→ **SHORT TASK**:
Copy out the data exactly, leaving the pictures behind.

→ **SUPPLIED DATA**:
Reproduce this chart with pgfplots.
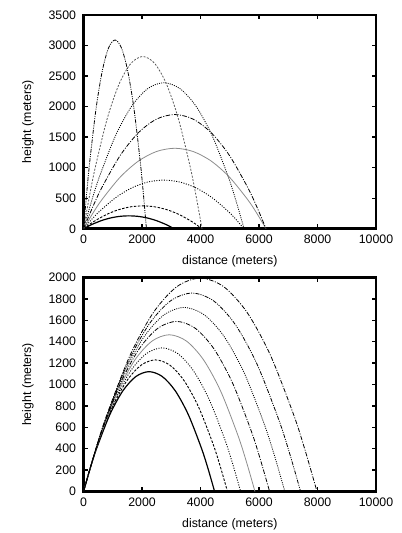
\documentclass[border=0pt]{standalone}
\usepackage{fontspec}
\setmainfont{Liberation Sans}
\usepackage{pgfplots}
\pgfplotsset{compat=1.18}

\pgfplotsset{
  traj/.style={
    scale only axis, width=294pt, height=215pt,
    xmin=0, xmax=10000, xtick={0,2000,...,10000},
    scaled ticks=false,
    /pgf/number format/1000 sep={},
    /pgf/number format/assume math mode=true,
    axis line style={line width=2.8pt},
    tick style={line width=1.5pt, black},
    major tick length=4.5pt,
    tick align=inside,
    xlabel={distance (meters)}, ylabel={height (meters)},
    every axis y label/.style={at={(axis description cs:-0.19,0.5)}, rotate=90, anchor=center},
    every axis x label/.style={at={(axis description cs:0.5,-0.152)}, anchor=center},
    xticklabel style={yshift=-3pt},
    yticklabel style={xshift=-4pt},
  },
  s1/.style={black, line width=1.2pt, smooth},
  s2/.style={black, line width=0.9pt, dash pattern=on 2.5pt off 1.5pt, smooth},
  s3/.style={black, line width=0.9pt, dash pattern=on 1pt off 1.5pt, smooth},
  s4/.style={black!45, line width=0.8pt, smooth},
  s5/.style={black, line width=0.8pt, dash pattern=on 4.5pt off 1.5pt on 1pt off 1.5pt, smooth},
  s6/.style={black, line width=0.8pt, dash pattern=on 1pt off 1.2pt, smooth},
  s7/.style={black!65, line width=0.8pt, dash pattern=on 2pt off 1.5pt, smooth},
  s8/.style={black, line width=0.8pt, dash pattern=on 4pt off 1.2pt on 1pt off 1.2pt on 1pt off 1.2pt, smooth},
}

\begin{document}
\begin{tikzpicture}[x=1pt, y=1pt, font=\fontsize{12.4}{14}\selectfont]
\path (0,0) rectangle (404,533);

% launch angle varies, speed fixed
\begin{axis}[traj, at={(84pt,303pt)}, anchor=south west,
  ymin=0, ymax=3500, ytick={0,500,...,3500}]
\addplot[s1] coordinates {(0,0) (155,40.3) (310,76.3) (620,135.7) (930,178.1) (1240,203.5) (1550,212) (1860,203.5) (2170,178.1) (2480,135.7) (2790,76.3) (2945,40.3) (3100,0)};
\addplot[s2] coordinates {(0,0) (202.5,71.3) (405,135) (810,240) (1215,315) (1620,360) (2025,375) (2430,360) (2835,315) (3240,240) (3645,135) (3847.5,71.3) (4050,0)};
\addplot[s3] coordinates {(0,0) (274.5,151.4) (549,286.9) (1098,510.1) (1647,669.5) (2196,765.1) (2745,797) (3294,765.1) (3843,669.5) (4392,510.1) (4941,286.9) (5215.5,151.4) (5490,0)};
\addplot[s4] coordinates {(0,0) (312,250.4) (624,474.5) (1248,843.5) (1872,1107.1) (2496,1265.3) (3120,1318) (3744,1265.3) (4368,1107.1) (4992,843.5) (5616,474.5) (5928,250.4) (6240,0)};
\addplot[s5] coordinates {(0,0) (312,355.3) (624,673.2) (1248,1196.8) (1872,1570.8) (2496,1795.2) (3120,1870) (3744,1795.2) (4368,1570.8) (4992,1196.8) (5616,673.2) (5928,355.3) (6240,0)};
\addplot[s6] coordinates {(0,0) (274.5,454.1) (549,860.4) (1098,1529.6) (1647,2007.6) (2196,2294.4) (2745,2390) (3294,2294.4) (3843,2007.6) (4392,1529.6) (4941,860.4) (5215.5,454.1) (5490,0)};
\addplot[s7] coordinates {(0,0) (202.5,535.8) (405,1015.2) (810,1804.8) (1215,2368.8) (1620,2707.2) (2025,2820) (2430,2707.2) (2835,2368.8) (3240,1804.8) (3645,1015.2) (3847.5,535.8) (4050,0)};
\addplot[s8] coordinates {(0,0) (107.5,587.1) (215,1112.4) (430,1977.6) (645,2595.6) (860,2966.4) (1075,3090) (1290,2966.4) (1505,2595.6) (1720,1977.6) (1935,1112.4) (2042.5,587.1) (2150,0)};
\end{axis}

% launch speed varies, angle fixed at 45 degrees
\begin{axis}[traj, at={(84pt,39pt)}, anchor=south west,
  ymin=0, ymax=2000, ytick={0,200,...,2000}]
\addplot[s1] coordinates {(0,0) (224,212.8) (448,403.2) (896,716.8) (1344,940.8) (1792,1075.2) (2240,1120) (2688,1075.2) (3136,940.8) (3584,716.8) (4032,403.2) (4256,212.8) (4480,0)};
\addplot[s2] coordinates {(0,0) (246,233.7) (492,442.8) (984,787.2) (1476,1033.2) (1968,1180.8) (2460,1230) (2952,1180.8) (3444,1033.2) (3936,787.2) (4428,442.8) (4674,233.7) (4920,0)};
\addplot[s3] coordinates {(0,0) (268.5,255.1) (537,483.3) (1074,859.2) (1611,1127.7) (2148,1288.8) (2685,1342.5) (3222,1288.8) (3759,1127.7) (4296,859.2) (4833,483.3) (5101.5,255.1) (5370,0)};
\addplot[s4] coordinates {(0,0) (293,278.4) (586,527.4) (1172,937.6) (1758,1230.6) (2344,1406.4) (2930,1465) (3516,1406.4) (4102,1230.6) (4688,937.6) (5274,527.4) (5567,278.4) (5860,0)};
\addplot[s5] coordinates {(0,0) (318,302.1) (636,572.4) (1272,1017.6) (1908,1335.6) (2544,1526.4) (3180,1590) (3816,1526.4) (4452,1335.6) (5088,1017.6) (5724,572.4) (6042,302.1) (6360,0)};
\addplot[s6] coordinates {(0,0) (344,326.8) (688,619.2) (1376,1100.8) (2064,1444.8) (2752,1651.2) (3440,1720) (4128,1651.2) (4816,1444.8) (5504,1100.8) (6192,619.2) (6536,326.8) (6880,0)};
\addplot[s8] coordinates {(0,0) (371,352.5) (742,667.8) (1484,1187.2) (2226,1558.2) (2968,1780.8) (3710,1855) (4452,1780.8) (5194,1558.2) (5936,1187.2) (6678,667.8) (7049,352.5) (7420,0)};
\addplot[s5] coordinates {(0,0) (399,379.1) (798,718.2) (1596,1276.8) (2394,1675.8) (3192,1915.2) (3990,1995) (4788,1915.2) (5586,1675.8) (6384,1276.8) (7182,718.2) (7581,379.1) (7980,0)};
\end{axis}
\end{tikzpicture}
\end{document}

→ **FULL ANSWER**:
Reproduce this chart with pgfplots.
\documentclass[border=0pt]{standalone}
\usepackage{fontspec}
\setmainfont{Liberation Sans}
\usepackage{pgfplots}
\pgfplotsset{compat=1.18}

\pgfplotsset{
  traj/.style={
    scale only axis, width=294pt, height=215pt,
    xmin=0, xmax=10000, xtick={0,2000,...,10000},
    scaled ticks=false,
    /pgf/number format/1000 sep={},
    /pgf/number format/assume math mode=true,
    axis line style={line width=2.8pt},
    tick style={line width=1.5pt, black},
    major tick length=4.5pt,
    tick align=inside,
    xlabel={distance (meters)}, ylabel={height (meters)},
    every axis y label/.style={at={(axis description cs:-0.19,0.5)}, rotate=90, anchor=center},
    every axis x label/.style={at={(axis description cs:0.5,-0.152)}, anchor=center},
    xticklabel style={yshift=-3pt},
    yticklabel style={xshift=-4pt},
  },
  s1/.style={black, line width=1.2pt, smooth},
  s2/.style={black, line width=0.9pt, dash pattern=on 2.5pt off 1.5pt, smooth},
  s3/.style={black, line width=0.9pt, dash pattern=on 1pt off 1.5pt, smooth},
  s4/.style={black!45, line width=0.8pt, smooth},
  s5/.style={black, line width=0.8pt, dash pattern=on 4.5pt off 1.5pt on 1pt off 1.5pt, smooth},
  s6/.style={black, line width=0.8pt, dash pattern=on 1pt off 1.2pt, smooth},
  s7/.style={black!65, line width=0.8pt, dash pattern=on 2pt off 1.5pt, smooth},
  s8/.style={black, line width=0.8pt, dash pattern=on 4pt off 1.2pt on 1pt off 1.2pt on 1pt off 1.2pt, smooth},
}

\begin{document}
\begin{tikzpicture}[x=1pt, y=1pt, font=\fontsize{12.4}{14}\selectfont]
\path (0,0) rectangle (404,533);

% launch angle varies, speed fixed
\begin{axis}[traj, at={(84pt,303pt)}, anchor=south west,
  ymin=0, ymax=3500, ytick={0,500,...,3500}]
\addplot[s1] coordinates {(0,0) (155,40.3) (310,76.3) (620,135.7) (930,178.1) (1240,203.5) (1550,212) (1860,203.5) (2170,178.1) (2480,135.7) (2790,76.3) (2945,40.3) (3100,0)};
\addplot[s2] coordinates {(0,0) (202.5,71.3) (405,135) (810,240) (1215,315) (1620,360) (2025,375) (2430,360) (2835,315) (3240,240) (3645,135) (3847.5,71.3) (4050,0)};
\addplot[s3] coordinates {(0,0) (274.5,151.4) (549,286.9) (1098,510.1) (1647,669.5) (2196,765.1) (2745,797) (3294,765.1) (3843,669.5) (4392,510.1) (4941,286.9) (5215.5,151.4) (5490,0)};
\addplot[s4] coordinates {(0,0) (312,250.4) (624,474.5) (1248,843.5) (1872,1107.1) (2496,1265.3) (3120,1318) (3744,1265.3) (4368,1107.1) (4992,843.5) (5616,474.5) (5928,250.4) (6240,0)};
\addplot[s5] coordinates {(0,0) (312,355.3) (624,673.2) (1248,1196.8) (1872,1570.8) (2496,1795.2) (3120,1870) (3744,1795.2) (4368,1570.8) (4992,1196.8) (5616,673.2) (5928,355.3) (6240,0)};
\addplot[s6] coordinates {(0,0) (274.5,454.1) (549,860.4) (1098,1529.6) (1647,2007.6) (2196,2294.4) (2745,2390) (3294,2294.4) (3843,2007.6) (4392,1529.6) (4941,860.4) (5215.5,454.1) (5490,0)};
\addplot[s7] coordinates {(0,0) (202.5,535.8) (405,1015.2) (810,1804.8) (1215,2368.8) (1620,2707.2) (2025,2820) (2430,2707.2) (2835,2368.8) (3240,1804.8) (3645,1015.2) (3847.5,535.8) (4050,0)};
\addplot[s8] coordinates {(0,0) (107.5,587.1) (215,1112.4) (430,1977.6) (645,2595.6) (860,2966.4) (1075,3090) (1290,2966.4) (1505,2595.6) (1720,1977.6) (1935,1112.4) (2042.5,587.1) (2150,0)};
\end{axis}

% launch speed varies, angle fixed at 45 degrees
\begin{axis}[traj, at={(84pt,39pt)}, anchor=south west,
  ymin=0, ymax=2000, ytick={0,200,...,2000}]
\addplot[s1] coordinates {(0,0) (224,212.8) (448,403.2) (896,716.8) (1344,940.8) (1792,1075.2) (2240,1120) (2688,1075.2) (3136,940.8) (3584,716.8) (4032,403.2) (4256,212.8) (4480,0)};
\addplot[s2] coordinates {(0,0) (246,233.7) (492,442.8) (984,787.2) (1476,1033.2) (1968,1180.8) (2460,1230) (2952,1180.8) (3444,1033.2) (3936,787.2) (4428,442.8) (4674,233.7) (4920,0)};
\addplot[s3] coordinates {(0,0) (268.5,255.1) (537,483.3) (1074,859.2) (1611,1127.7) (2148,1288.8) (2685,1342.5) (3222,1288.8) (3759,1127.7) (4296,859.2) (4833,483.3) (5101.5,255.1) (5370,0)};
\addplot[s4] coordinates {(0,0) (293,278.4) (586,527.4) (1172,937.6) (1758,1230.6) (2344,1406.4) (2930,1465) (3516,1406.4) (4102,1230.6) (4688,937.6) (5274,527.4) (5567,278.4) (5860,0)};
\addplot[s5] coordinates {(0,0) (318,302.1) (636,572.4) (1272,1017.6) (1908,1335.6) (2544,1526.4) (3180,1590) (3816,1526.4) (4452,1335.6) (5088,1017.6) (5724,572.4) (6042,302.1) (6360,0)};
\addplot[s6] coordinates {(0,0) (344,326.8) (688,619.2) (1376,1100.8) (2064,1444.8) (2752,1651.2) (3440,1720) (4128,1651.2) (4816,1444.8) (5504,1100.8) (6192,619.2) (6536,326.8) (6880,0)};
\addplot[s8] coordinates {(0,0) (371,352.5) (742,667.8) (1484,1187.2) (2226,1558.2) (2968,1780.8) (3710,1855) (4452,1780.8) (5194,1558.2) (5936,1187.2) (6678,667.8) (7049,352.5) (7420,0)};
\addplot[s5] coordinates {(0,0) (399,379.1) (798,718.2) (1596,1276.8) (2394,1675.8) (3192,1915.2) (3990,1995) (4788,1915.2) (5586,1675.8) (6384,1276.8) (7182,718.2) (7581,379.1) (7980,0)};
\end{axis}
\end{tikzpicture}
\end{document}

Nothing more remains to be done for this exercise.